In NTP v RIM, a trail of chicanery, betrayal, and bitterness

August 23, 2006

2 Min Read
A Dickensian Saga

2:00 PM -- Think that the NTP v RIM case was a simple instance of a valiant patent-holder battling for its intellectual-property rights against a big telecom provider? Then read the remarkable page-one feature (subscription required) in today's Wall Street Journal, which details the trail of chicanery, bitterness, and betrayal that has followed the mobile-email patents ever since the technology was first developed in the mid-1980s.

Just who did the developing, and who subsequently owned the patent rights, is at the heart of the dispute that continues to play out in the courts. The saga reads like Jarndyce v Jarndyce, the interminable chancery-court lawsuit that animates the plot machinery of Dickens' Bleak House.

The big winner in NTP v RIM was a patent lawyer named Donald Stout, who took home $177 million from the $612 million settlement. Stout controlled patents for technology originally developed by the late Tom Campana, when he worked for a pager company called Telefind.

"One person suing Mr.

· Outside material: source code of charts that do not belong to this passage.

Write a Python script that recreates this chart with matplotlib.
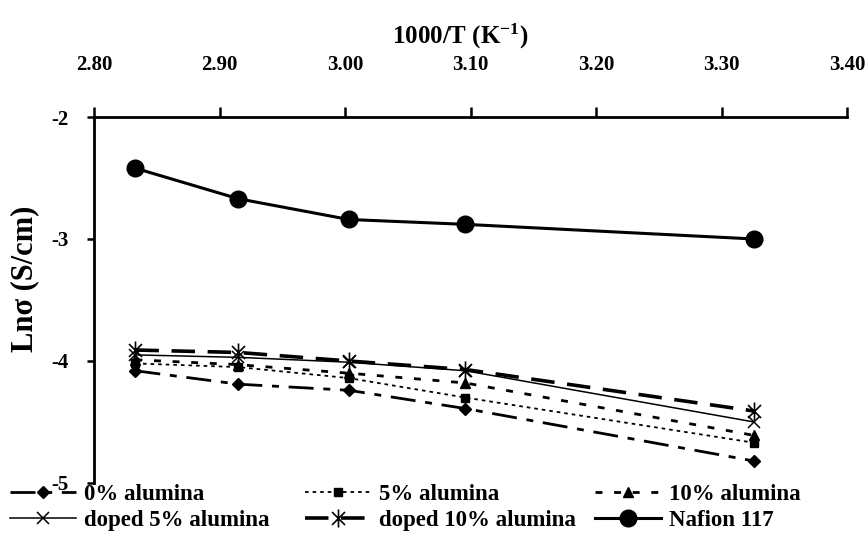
import matplotlib
matplotlib.use('Agg')
import matplotlib.pyplot as plt
from matplotlib.path import Path
from matplotlib.ticker import FormatStrFormatter

plt.rcParams['font.family'] = ['Liberation Serif', 'DejaVu Serif']
plt.rcParams['font.weight'] = 'bold'
plt.rcParams['mathtext.fontset'] = 'custom'
plt.rcParams['mathtext.rm'] = 'Liberation Serif:bold'
plt.rcParams['mathtext.default'] = 'rm'
plt.rcParams['axes.unicode_minus'] = False

# ---- data ----
inv_T = [2.833, 2.915, 3.003, 3.096, 3.326]
alumina_0 = [-4.08, -4.19, -4.24, -4.39, -4.82]
alumina_5 = [-4.02, -4.05, -4.14, -4.30, -4.67]
alumina_10 = [-3.99, -4.03, -4.10, -4.18, -4.61]
doped_5 = [-3.95, -3.97, -4.01, -4.08, -4.50]
doped_10 = [-3.91, -3.93, -4.00, -4.07, -4.41]
nafion = [-2.42, -2.67, -2.84, -2.88, -3.00]

labels = ['0% alumina', '5% alumina', '10% alumina',
          'doped 5% alumina', 'doped 10% alumina', 'Nafion 117']
x_ticks = [2.80, 2.90, 3.00, 3.10, 3.20, 3.30, 3.40]
y_ticks = [-2, -3, -4, -5]

star = Path([(0, -1), (0, 1), (-0.72, -0.72), (0.72, 0.72), (-0.72, 0.72), (0.72, -0.72)],
            [Path.MOVETO, Path.LINETO, Path.MOVETO, Path.LINETO, Path.MOVETO, Path.LINETO])

fig = plt.figure(figsize=(8.68, 5.52), dpi=100)
ax = fig.add_axes([94 / 868, 1 - 483 / 552, (847 - 94) / 868, (483 - 117) / 552])

k = 'black'
h0, = ax.plot(inv_T, alumina_0, color=k, lw=2.0, dashes=(9, 3.5, 2.5, 3.5),
              marker='D', ms=6, mfc=k, mec=k, label=labels[0])
h5, = ax.plot(inv_T, alumina_5, color=k, lw=1.3, dashes=(2, 2.2),
              marker='s', ms=6, mfc=k, mec=k, label=labels[1])
h10, = ax.plot(inv_T, alumina_10, color=k, lw=2.0, dashes=(2.5, 4.2),
               marker='^', ms=7.5, mfc=k, mec=k, label=labels[2])
hd5, = ax.plot(inv_T, doped_5, color=k, lw=1.1, marker='x', ms=8, mew=1.1,
               label=labels[3])
hd10, = ax.plot(inv_T, doped_10, color=k, lw=2.6, dashes=(6.5, 3.5),
                marker=star, ms=13, mew=1.2, mfc='none', mec=k, label=labels[4])
hn, = ax.plot(inv_T, nafion, color=k, lw=2.2, marker='o', ms=12, mfc=k, mec=k,
              label=labels[5])

ax.set_xlim(2.80, 3.40)
ax.set_ylim(-5, -2)
ax.set_xticks(x_ticks)
ax.set_yticks(y_ticks)
ax.xaxis.set_major_formatter(FormatStrFormatter('%.2f'))
ax.yaxis.set_major_formatter(FormatStrFormatter('%d'))
ax.xaxis.tick_top()
ax.xaxis.set_label_position('top')
for s in ['right', 'bottom']:
    ax.spines[s].set_visible(False)
for s in ['left', 'top']:
    ax.spines[s].set_linewidth(2.0)
ax.tick_params(axis='x', direction='out', length=7, width=1.8, pad=23, labelsize=15)
ax.tick_params(axis='y', direction='out', length=5, width=1.8, pad=13, labelsize=15)
for t in ax.get_xticklabels() + ax.get_yticklabels():
    t.set_fontweight('bold')

ax.set_xlabel('1000/T (K$^{-1}$)', fontsize=18, fontweight='bold')
ax.xaxis.set_label_coords((460 - 94) / 753, 1 + (117 - 44) / 366)
ax.set_ylabel('Lnσ (S/cm)', fontsize=22, fontweight='bold')
ax.yaxis.set_label_coords((39 - 94) / 753, (483 - 279) / 366)
ax.patch.set_alpha(0)

common = dict(loc='upper left', frameon=False, fontsize=16.5, borderpad=0,
              borderaxespad=0, handlelength=2.9, handletextpad=0.34,
              labelspacing=0.2)
leg_y = 1 - 484 / 552
l1 = fig.legend([h0, hd5], [labels[0], labels[3]], bbox_to_anchor=(10 / 868, leg_y), **common)
l2 = fig.legend([h5, hd10], [labels[1], labels[4]], bbox_to_anchor=(305 / 868, leg_y), **common)
l3 = fig.legend([h10, hn], [labels[2], labels[5]], bbox_to_anchor=(595 / 868, leg_y), **common)
for lg in (l1, l2, l3):
    for t in lg.get_texts():
        t.set_fontweight('bold')

fig.savefig('out.png', dpi=100)
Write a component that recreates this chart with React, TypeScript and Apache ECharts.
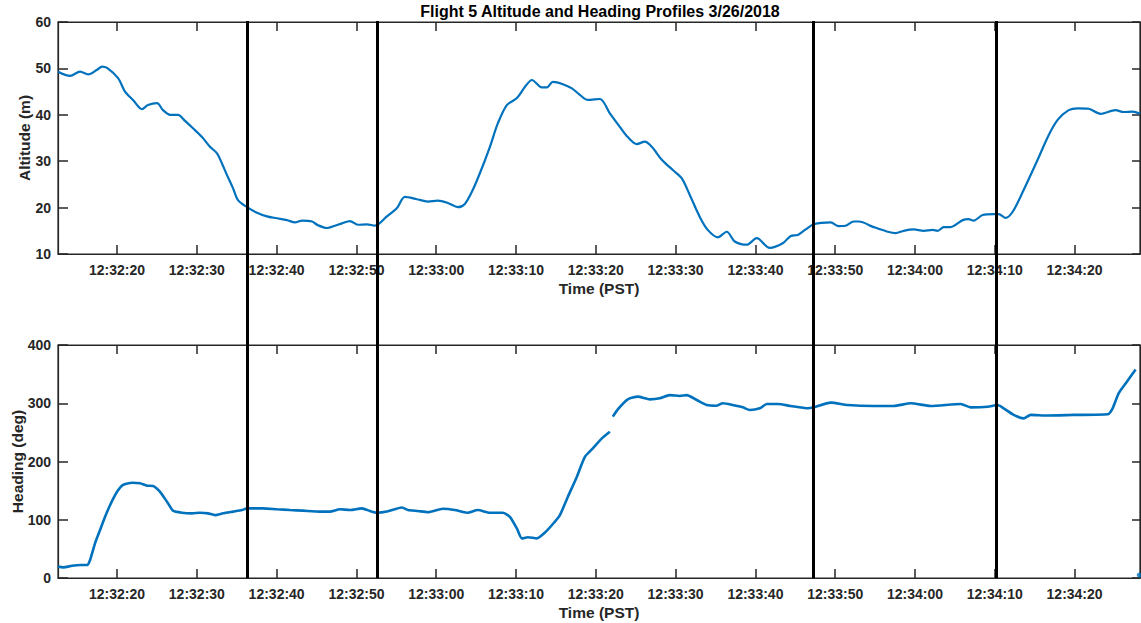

Stout alleges the lawyer, who was Telefind's patent attorney, committed fraud to keep the patents from the hands of Telefind's creditors," writes Journal reporter Christopher Rhoads. "Children of Telefind's late chief executive say their father helped invent the technology... [and] they were unfairly cut out of the winnings."

Given that both Campana and Telefind founder Andy Andros are now deceased, the legal dispute over the RIM settlement involves scattered heirs who were stunned to learn that a lawyer had taken home the lion's share of money from a famous lawsuit over an invention that they see their fathers as having created. It's enough to give weight to those who argue the whole U.S. patent system, like the chancery courts of Victorian England, is hopelessly outdated and corrupt.